You know that you're going to Hades for that jpeg...

















ooops, I meant Nebraska. But it's gonna feel like an eternity!

yournamehere said...

"Jesus is just all right, oh yeah"

Ms Smack said...

yournamehere, funny how that song sticks.... now im sticking it...

Katie... i love the way you write. You make me laugh AND you make complete sense !

Jon said...

Funny post. I usually refrain from posting links to my own blog as a comment, but I thought WWJD? And the answer was: link to Jon's blog about Jesus from a few months ago.
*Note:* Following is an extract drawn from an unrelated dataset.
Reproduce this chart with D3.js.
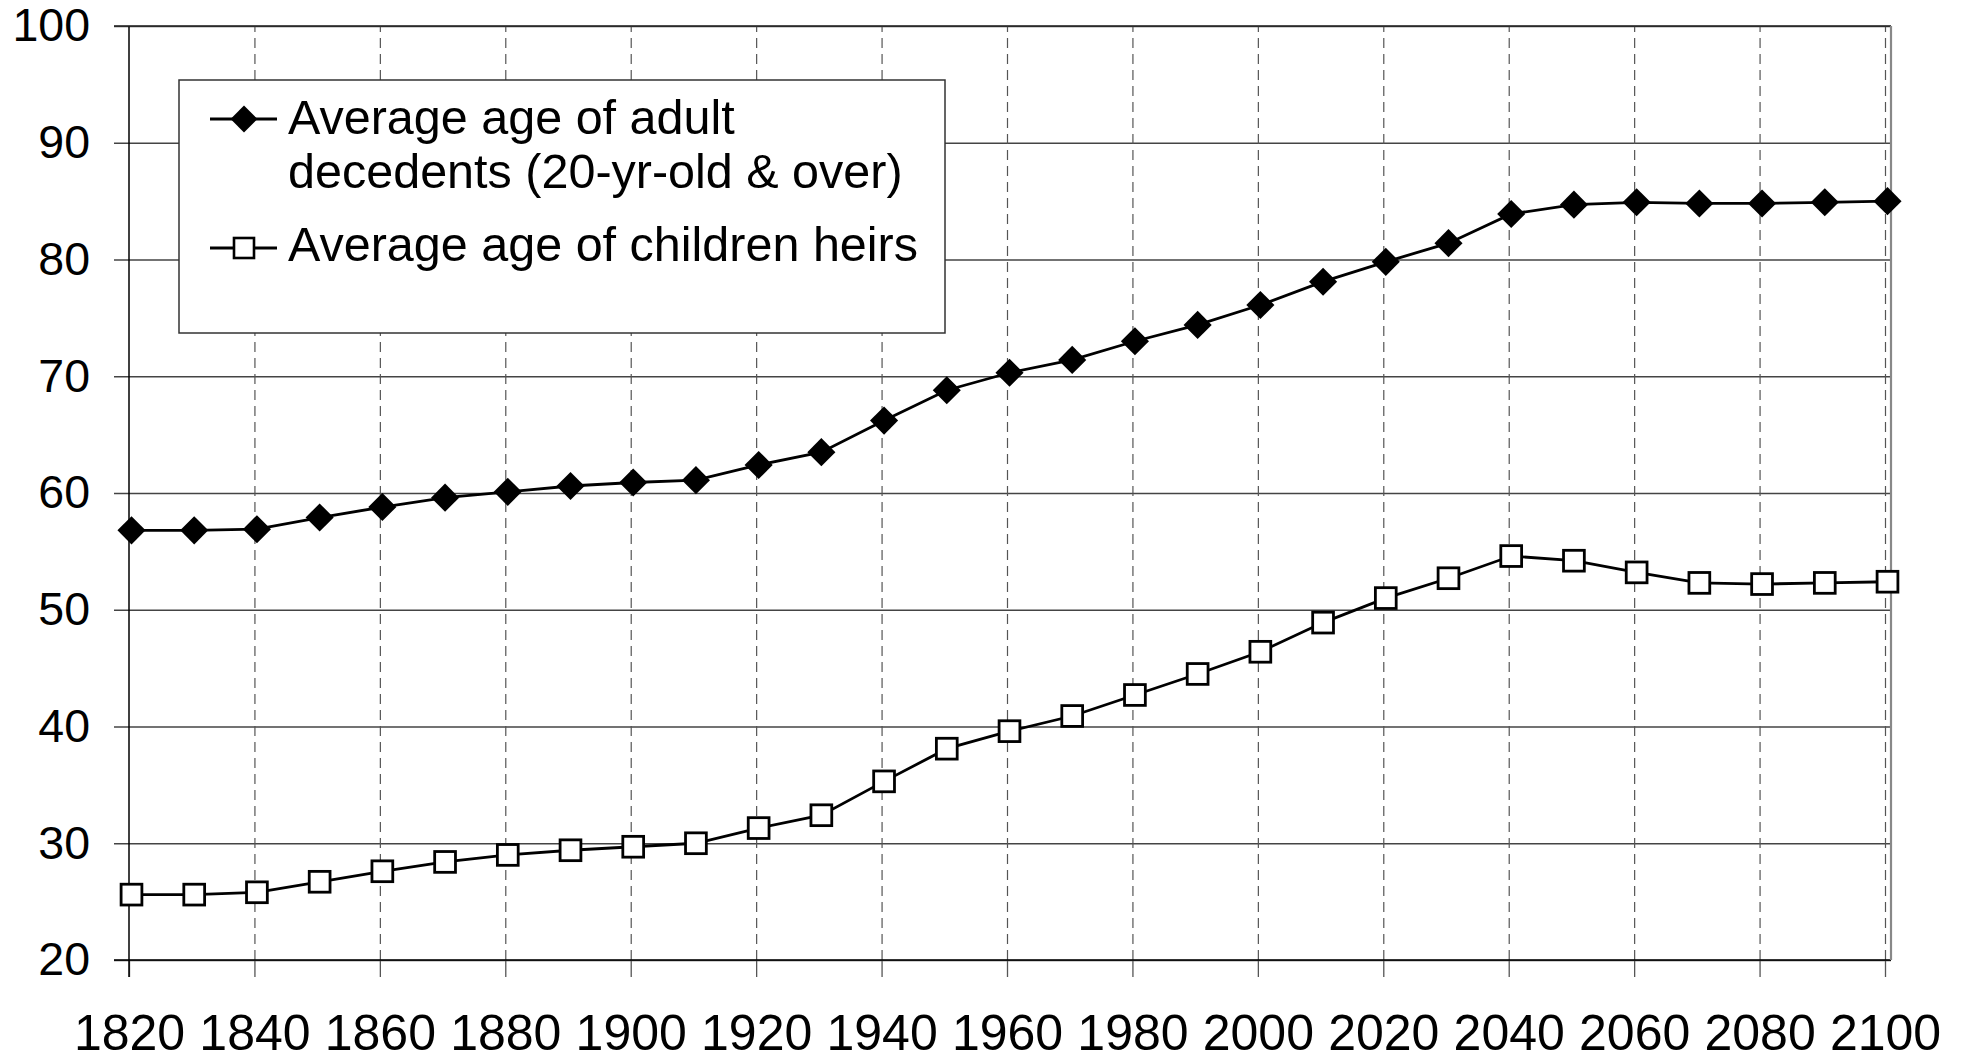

You seem like you'll appreciate it.

katie schwartz said...

oh, gee, wp, I hope I end up as an employee of the covenant trucking company. do you know it? look it up!

thank you, sweet honey smack, and right back atchya. speaking of that, I've been checking your blog daily and bupkas! when are you gonna update?? I love reading you! you're a savvy hysterical sexual dame.

grazie, jonny... I read your post. I laughed my ass off!

click through and read his post. it's so funny!

Writeprocrastinator said...

If everything that Google popped up is true, The Covenant Trucking Company shouldn't even be allowed to have the word "Christian" in the tile. The point of being "Christian" is to be Christ-like, not Wal Mart-like.